** BEGIN Information supplied **

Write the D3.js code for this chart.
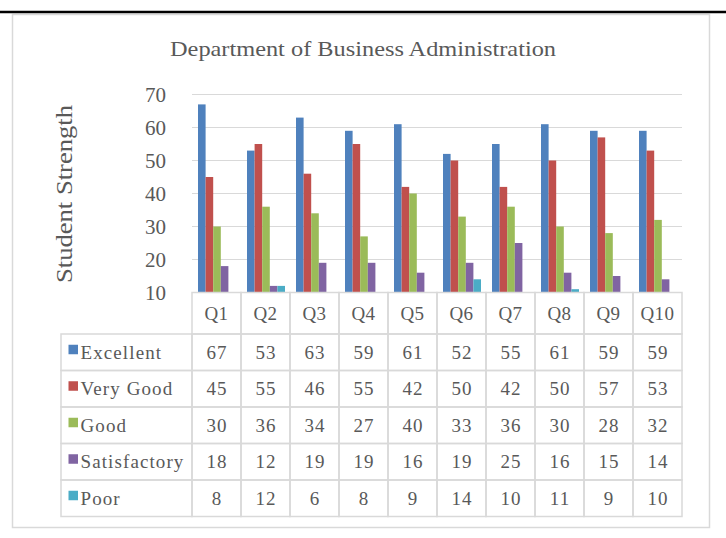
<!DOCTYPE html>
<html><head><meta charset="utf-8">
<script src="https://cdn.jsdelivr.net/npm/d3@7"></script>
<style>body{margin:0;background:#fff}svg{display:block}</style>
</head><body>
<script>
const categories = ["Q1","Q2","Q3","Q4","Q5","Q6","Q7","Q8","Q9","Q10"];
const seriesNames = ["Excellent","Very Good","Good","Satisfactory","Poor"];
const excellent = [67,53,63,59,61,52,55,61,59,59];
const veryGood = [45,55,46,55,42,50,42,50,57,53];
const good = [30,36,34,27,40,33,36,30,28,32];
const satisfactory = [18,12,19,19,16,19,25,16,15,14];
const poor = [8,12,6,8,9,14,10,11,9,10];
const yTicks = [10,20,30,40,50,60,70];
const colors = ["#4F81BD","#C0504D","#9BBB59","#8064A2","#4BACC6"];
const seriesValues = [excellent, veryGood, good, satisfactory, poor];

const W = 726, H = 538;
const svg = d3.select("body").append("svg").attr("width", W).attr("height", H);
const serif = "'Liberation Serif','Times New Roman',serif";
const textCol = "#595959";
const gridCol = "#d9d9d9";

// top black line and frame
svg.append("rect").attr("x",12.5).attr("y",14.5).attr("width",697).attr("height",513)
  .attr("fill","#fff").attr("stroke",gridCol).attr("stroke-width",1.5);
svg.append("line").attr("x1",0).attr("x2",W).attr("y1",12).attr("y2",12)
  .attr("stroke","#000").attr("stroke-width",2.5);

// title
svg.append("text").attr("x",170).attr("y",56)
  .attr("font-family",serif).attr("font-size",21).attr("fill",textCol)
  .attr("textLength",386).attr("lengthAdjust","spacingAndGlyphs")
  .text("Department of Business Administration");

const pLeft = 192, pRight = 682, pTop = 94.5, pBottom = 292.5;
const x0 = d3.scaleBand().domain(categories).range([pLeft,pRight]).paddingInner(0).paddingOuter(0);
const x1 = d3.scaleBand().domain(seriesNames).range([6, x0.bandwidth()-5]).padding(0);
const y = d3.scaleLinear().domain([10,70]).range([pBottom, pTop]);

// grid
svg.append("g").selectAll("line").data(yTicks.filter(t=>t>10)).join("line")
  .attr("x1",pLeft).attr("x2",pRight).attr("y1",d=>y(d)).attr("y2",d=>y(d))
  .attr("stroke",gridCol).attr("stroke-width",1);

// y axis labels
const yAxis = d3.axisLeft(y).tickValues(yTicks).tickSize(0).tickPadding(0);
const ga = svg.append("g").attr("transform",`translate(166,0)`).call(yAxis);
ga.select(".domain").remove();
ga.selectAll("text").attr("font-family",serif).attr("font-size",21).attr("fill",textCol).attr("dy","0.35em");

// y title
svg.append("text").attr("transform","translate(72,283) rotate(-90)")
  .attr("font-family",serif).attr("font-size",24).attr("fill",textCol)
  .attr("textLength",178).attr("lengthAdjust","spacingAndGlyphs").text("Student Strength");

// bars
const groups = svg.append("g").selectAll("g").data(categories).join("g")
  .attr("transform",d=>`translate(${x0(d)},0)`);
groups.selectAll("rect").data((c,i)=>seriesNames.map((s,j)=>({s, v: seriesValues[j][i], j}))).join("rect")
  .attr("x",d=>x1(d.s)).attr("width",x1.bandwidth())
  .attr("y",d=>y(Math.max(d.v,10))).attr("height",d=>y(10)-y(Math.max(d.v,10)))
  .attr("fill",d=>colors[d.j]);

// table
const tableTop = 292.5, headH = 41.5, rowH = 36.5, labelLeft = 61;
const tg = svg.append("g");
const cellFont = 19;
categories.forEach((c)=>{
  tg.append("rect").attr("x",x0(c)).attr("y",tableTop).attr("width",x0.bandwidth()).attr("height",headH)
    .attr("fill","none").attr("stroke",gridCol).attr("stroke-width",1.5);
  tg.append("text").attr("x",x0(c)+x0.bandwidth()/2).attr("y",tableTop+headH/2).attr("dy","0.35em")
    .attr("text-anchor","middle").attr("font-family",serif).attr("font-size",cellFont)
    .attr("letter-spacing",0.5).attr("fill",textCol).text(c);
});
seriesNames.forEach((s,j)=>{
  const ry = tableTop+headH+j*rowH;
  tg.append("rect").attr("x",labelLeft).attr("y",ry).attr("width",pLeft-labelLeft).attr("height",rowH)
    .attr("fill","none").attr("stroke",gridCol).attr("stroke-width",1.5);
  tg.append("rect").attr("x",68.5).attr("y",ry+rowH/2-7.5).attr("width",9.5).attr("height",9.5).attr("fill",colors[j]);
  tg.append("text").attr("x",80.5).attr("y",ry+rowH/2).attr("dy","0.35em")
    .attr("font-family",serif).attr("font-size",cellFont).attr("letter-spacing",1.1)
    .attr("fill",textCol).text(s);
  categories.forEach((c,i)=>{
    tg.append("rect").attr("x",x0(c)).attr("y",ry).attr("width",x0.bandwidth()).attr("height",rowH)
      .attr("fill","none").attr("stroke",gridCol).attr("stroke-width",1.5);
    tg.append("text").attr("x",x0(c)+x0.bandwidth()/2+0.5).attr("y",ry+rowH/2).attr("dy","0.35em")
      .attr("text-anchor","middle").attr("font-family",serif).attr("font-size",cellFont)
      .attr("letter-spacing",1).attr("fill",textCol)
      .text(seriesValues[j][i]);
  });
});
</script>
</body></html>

** END Information supplied **

Short exercise: Repeat the data exactly, excluding the pictures.

Finished answer:
Write the D3.js code for this chart.
<!DOCTYPE html>
<html><head><meta charset="utf-8">
<script src="https://cdn.jsdelivr.net/npm/d3@7"></script>
<style>body{margin:0;background:#fff}svg{display:block}</style>
</head><body>
<script>
const categories = ["Q1","Q2","Q3","Q4","Q5","Q6","Q7","Q8","Q9","Q10"];
const seriesNames = ["Excellent","Very Good","Good","Satisfactory","Poor"];
const excellent = [67,53,63,59,61,52,55,61,59,59];
const veryGood = [45,55,46,55,42,50,42,50,57,53];
const good = [30,36,34,27,40,33,36,30,28,32];
const satisfactory = [18,12,19,19,16,19,25,16,15,14];
const poor = [8,12,6,8,9,14,10,11,9,10];
const yTicks = [10,20,30,40,50,60,70];
const colors = ["#4F81BD","#C0504D","#9BBB59","#8064A2","#4BACC6"];
const seriesValues = [excellent, veryGood, good, satisfactory, poor];

const W = 726, H = 538;
const svg = d3.select("body").append("svg").attr("width", W).attr("height", H);
const serif = "'Liberation Serif','Times New Roman',serif";
const textCol = "#595959";
const gridCol = "#d9d9d9";

// top black line and frame
svg.append("rect").attr("x",12.5).attr("y",14.5).attr("width",697).attr("height",513)
  .attr("fill","#fff").attr("stroke",gridCol).attr("stroke-width",1.5);
svg.append("line").attr("x1",0).attr("x2",W).attr("y1",12).attr("y2",12)
  .attr("stroke","#000").attr("stroke-width",2.5);

// title
svg.append("text").attr("x",170).attr("y",56)
  .attr("font-family",serif).attr("font-size",21).attr("fill",textCol)
  .attr("textLength",386).attr("lengthAdjust","spacingAndGlyphs")
  .text("Department of Business Administration");

const pLeft = 192, pRight = 682, pTop = 94.5, pBottom = 292.5;
const x0 = d3.scaleBand().domain(categories).range([pLeft,pRight]).paddingInner(0).paddingOuter(0);
const x1 = d3.scaleBand().domain(seriesNames).range([6, x0.bandwidth()-5]).padding(0);
const y = d3.scaleLinear().domain([10,70]).range([pBottom, pTop]);

// grid
svg.append("g").selectAll("line").data(yTicks.filter(t=>t>10)).join("line")
  .attr("x1",pLeft).attr("x2",pRight).attr("y1",d=>y(d)).attr("y2",d=>y(d))
  .attr("stroke",gridCol).attr("stroke-width",1);

// y axis labels
const yAxis = d3.axisLeft(y).tickValues(yTicks).tickSize(0).tickPadding(0);
const ga = svg.append("g").attr("transform",`translate(166,0)`).call(yAxis);
ga.select(".domain").remove();
ga.selectAll("text").attr("font-family",serif).attr("font-size",21).attr("fill",textCol).attr("dy","0.35em");

// y title
svg.append("text").attr("transform","translate(72,283) rotate(-90)")
  .attr("font-family",serif).attr("font-size",24).attr("fill",textCol)
  .attr("textLength",178).attr("lengthAdjust","spacingAndGlyphs").text("Student Strength");

// bars
const groups = svg.append("g").selectAll("g").data(categories).join("g")
  .attr("transform",d=>`translate(${x0(d)},0)`);
groups.selectAll("rect").data((c,i)=>seriesNames.map((s,j)=>({s, v: seriesValues[j][i], j}))).join("rect")
  .attr("x",d=>x1(d.s)).attr("width",x1.bandwidth())
  .attr("y",d=>y(Math.max(d.v,10))).attr("height",d=>y(10)-y(Math.max(d.v,10)))
  .attr("fill",d=>colors[d.j]);

// table
const tableTop = 292.5, headH = 41.5, rowH = 36.5, labelLeft = 61;
const tg = svg.append("g");
const cellFont = 19;
categories.forEach((c)=>{
  tg.append("rect").attr("x",x0(c)).attr("y",tableTop).attr("width",x0.bandwidth()).attr("height",headH)
    .attr("fill","none").attr("stroke",gridCol).attr("stroke-width",1.5);
  tg.append("text").attr("x",x0(c)+x0.bandwidth()/2).attr("y",tableTop+headH/2).attr("dy","0.35em")
    .attr("text-anchor","middle").attr("font-family",serif).attr("font-size",cellFont)
    .attr("letter-spacing",0.5).attr("fill",textCol).text(c);
});
seriesNames.forEach((s,j)=>{
  const ry = tableTop+headH+j*rowH;
  tg.append("rect").attr("x",labelLeft).attr("y",ry).attr("width",pLeft-labelLeft).attr("height",rowH)
    .attr("fill","none").attr("stroke",gridCol).attr("stroke-width",1.5);
  tg.append("rect").attr("x",68.5).attr("y",ry+rowH/2-7.5).attr("width",9.5).attr("height",9.5).attr("fill",colors[j]);
  tg.append("text").attr("x",80.5).attr("y",ry+rowH/2).attr("dy","0.35em")
    .attr("font-family",serif).attr("font-size",cellFont).attr("letter-spacing",1.1)
    .attr("fill",textCol).text(s);
  categories.forEach((c,i)=>{
    tg.append("rect").attr("x",x0(c)).attr("y",ry).attr("width",x0.bandwidth()).attr("height",rowH)
      .attr("fill","none").attr("stroke",gridCol).attr("stroke-width",1.5);
    tg.append("text").attr("x",x0(c)+x0.bandwidth()/2+0.5).attr("y",ry+rowH/2).attr("dy","0.35em")
      .attr("text-anchor","middle").attr("font-family",serif).attr("font-size",cellFont)
      .attr("letter-spacing",1).attr("fill",textCol)
      .text(seriesValues[j][i]);
  });
});
</script>
</body></html>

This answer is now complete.